OBJECTIVE: Quote the whole listing word for word, please.

SOURCE EXCERPT:
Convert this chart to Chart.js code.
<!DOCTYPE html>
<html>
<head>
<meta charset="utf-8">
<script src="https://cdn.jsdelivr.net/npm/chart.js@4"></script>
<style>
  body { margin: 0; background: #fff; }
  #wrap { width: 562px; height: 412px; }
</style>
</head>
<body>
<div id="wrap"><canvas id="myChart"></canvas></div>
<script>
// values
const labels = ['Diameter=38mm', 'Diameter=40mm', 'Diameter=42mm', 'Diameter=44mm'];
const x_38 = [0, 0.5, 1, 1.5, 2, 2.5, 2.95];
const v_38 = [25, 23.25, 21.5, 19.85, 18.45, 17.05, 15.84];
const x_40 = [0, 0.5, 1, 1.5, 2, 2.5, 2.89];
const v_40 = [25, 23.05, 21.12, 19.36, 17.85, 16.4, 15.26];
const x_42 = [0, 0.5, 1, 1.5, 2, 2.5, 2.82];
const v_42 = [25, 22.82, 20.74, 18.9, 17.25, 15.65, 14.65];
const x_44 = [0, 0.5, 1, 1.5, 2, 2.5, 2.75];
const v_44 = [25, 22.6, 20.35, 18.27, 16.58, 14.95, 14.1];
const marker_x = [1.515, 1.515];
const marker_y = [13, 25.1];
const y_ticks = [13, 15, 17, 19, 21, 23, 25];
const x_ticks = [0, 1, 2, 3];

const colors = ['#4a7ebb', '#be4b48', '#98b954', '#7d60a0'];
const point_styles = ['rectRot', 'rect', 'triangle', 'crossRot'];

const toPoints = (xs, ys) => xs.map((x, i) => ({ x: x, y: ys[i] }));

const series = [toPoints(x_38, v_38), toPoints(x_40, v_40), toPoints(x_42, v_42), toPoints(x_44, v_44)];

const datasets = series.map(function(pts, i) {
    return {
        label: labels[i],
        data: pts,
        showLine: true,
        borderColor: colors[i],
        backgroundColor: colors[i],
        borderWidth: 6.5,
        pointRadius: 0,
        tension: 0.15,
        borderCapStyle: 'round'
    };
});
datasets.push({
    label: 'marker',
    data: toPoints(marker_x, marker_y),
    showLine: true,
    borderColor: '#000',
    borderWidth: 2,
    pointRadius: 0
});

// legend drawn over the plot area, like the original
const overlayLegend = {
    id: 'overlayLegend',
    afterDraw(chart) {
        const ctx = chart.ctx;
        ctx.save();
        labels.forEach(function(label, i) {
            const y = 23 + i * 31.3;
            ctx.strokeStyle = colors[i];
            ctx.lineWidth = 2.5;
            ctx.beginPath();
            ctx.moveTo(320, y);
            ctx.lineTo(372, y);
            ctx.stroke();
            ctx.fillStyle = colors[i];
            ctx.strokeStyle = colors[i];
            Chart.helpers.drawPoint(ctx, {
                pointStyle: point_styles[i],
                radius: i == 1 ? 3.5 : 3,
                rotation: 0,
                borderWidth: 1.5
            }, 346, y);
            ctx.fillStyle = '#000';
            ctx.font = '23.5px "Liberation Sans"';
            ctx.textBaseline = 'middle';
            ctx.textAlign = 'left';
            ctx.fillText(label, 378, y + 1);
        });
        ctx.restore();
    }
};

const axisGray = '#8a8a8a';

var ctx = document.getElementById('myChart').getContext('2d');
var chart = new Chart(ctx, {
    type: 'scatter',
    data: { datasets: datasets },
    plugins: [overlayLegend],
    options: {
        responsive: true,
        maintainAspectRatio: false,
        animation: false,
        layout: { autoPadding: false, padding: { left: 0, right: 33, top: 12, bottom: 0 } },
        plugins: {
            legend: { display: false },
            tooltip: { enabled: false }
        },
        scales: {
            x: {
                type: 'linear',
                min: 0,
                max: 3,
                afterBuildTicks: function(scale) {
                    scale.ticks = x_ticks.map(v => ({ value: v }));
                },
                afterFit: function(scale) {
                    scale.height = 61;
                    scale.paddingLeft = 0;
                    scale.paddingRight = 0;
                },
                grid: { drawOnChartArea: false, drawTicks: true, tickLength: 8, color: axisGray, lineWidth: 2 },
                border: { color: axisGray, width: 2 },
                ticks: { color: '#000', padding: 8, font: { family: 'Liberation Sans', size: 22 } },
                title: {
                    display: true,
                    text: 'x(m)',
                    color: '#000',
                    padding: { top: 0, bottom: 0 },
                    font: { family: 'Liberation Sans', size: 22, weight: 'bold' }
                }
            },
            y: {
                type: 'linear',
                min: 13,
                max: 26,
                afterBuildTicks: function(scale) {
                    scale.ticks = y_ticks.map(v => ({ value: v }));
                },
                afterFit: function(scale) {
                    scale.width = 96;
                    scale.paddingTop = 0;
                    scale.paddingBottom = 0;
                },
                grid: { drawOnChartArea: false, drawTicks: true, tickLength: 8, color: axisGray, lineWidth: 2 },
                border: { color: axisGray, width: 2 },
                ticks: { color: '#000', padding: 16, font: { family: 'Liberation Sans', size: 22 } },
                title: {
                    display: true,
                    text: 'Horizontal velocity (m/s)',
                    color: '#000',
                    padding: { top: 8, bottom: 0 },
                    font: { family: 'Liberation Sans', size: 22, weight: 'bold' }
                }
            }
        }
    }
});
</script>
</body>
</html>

EXPECTED ANSWER:
Convert this chart to Chart.js code.
<!DOCTYPE html>
<html>
<head>
<meta charset="utf-8">
<script src="https://cdn.jsdelivr.net/npm/chart.js@4"></script>
<style>
  body { margin: 0; background: #fff; }
  #wrap { width: 562px; height: 412px; }
</style>
</head>
<body>
<div id="wrap"><canvas id="myChart"></canvas></div>
<script>
// values
const labels = ['Diameter=38mm', 'Diameter=40mm', 'Diameter=42mm', 'Diameter=44mm'];
const x_38 = [0, 0.5, 1, 1.5, 2, 2.5, 2.95];
const v_38 = [25, 23.25, 21.5, 19.85, 18.45, 17.05, 15.84];
const x_40 = [0, 0.5, 1, 1.5, 2, 2.5, 2.89];
const v_40 = [25, 23.05, 21.12, 19.36, 17.85, 16.4, 15.26];
const x_42 = [0, 0.5, 1, 1.5, 2, 2.5, 2.82];
const v_42 = [25, 22.82, 20.74, 18.9, 17.25, 15.65, 14.65];
const x_44 = [0, 0.5, 1, 1.5, 2, 2.5, 2.75];
const v_44 = [25, 22.6, 20.35, 18.27, 16.58, 14.95, 14.1];
const marker_x = [1.515, 1.515];
const marker_y = [13, 25.1];
const y_ticks = [13, 15, 17, 19, 21, 23, 25];
const x_ticks = [0, 1, 2, 3];

const colors = ['#4a7ebb', '#be4b48', '#98b954', '#7d60a0'];
const point_styles = ['rectRot', 'rect', 'triangle', 'crossRot'];

const toPoints = (xs, ys) => xs.map((x, i) => ({ x: x, y: ys[i] }));

const series = [toPoints(x_38, v_38), toPoints(x_40, v_40), toPoints(x_42, v_42), toPoints(x_44, v_44)];

const datasets = series.map(function(pts, i) {
    return {
        label: labels[i],
        data: pts,
        showLine: true,
        borderColor: colors[i],
        backgroundColor: colors[i],
        borderWidth: 6.5,
        pointRadius: 0,
        tension: 0.15,
        borderCapStyle: 'round'
    };
});
datasets.push({
    label: 'marker',
    data: toPoints(marker_x, marker_y),
    showLine: true,
    borderColor: '#000',
    borderWidth: 2,
    pointRadius: 0
});

// legend drawn over the plot area, like the original
const overlayLegend = {
    id: 'overlayLegend',
    afterDraw(chart) {
        const ctx = chart.ctx;
        ctx.save();
        labels.forEach(function(label, i) {
            const y = 23 + i * 31.3;
            ctx.strokeStyle = colors[i];
            ctx.lineWidth = 2.5;
            ctx.beginPath();
            ctx.moveTo(320, y);
            ctx.lineTo(372, y);
            ctx.stroke();
            ctx.fillStyle = colors[i];
            ctx.strokeStyle = colors[i];
            Chart.helpers.drawPoint(ctx, {
                pointStyle: point_styles[i],
                radius: i == 1 ? 3.5 : 3,
                rotation: 0,
                borderWidth: 1.5
            }, 346, y);
            ctx.fillStyle = '#000';
            ctx.font = '23.5px "Liberation Sans"';
            ctx.textBaseline = 'middle';
            ctx.textAlign = 'left';
            ctx.fillText(label, 378, y + 1);
        });
        ctx.restore();
    }
};

const axisGray = '#8a8a8a';

var ctx = document.getElementById('myChart').getContext('2d');
var chart = new Chart(ctx, {
    type: 'scatter',
    data: { datasets: datasets },
    plugins: [overlayLegend],
    options: {
        responsive: true,
        maintainAspectRatio: false,
        animation: false,
        layout: { autoPadding: false, padding: { left: 0, right: 33, top: 12, bottom: 0 } },
        plugins: {
            legend: { display: false },
            tooltip: { enabled: false }
        },
        scales: {
            x: {
                type: 'linear',
                min: 0,
                max: 3,
                afterBuildTicks: function(scale) {
                    scale.ticks = x_ticks.map(v => ({ value: v }));
                },
                afterFit: function(scale) {
                    scale.height = 61;
                    scale.paddingLeft = 0;
                    scale.paddingRight = 0;
                },
                grid: { drawOnChartArea: false, drawTicks: true, tickLength: 8, color: axisGray, lineWidth: 2 },
                border: { color: axisGray, width: 2 },
                ticks: { color: '#000', padding: 8, font: { family: 'Liberation Sans', size: 22 } },
                title: {
                    display: true,
                    text: 'x(m)',
                    color: '#000',
                    padding: { top: 0, bottom: 0 },
                    font: { family: 'Liberation Sans', size: 22, weight: 'bold' }
                }
            },
            y: {
                type: 'linear',
                min: 13,
                max: 26,
                afterBuildTicks: function(scale) {
                    scale.ticks = y_ticks.map(v => ({ value: v }));
                },
                afterFit: function(scale) {
                    scale.width = 96;
                    scale.paddingTop = 0;
                    scale.paddingBottom = 0;
                },
                grid: { drawOnChartArea: false, drawTicks: true, tickLength: 8, color: axisGray, lineWidth: 2 },
                border: { color: axisGray, width: 2 },
                ticks: { color: '#000', padding: 16, font: { family: 'Liberation Sans', size: 22 } },
                title: {
                    display: true,
                    text: 'Horizontal velocity (m/s)',
                    color: '#000',
                    padding: { top: 8, bottom: 0 },
                    font: { family: 'Liberation Sans', size: 22, weight: 'bold' }
                }
            }
        }
    }
});
</script>
</body>
</html>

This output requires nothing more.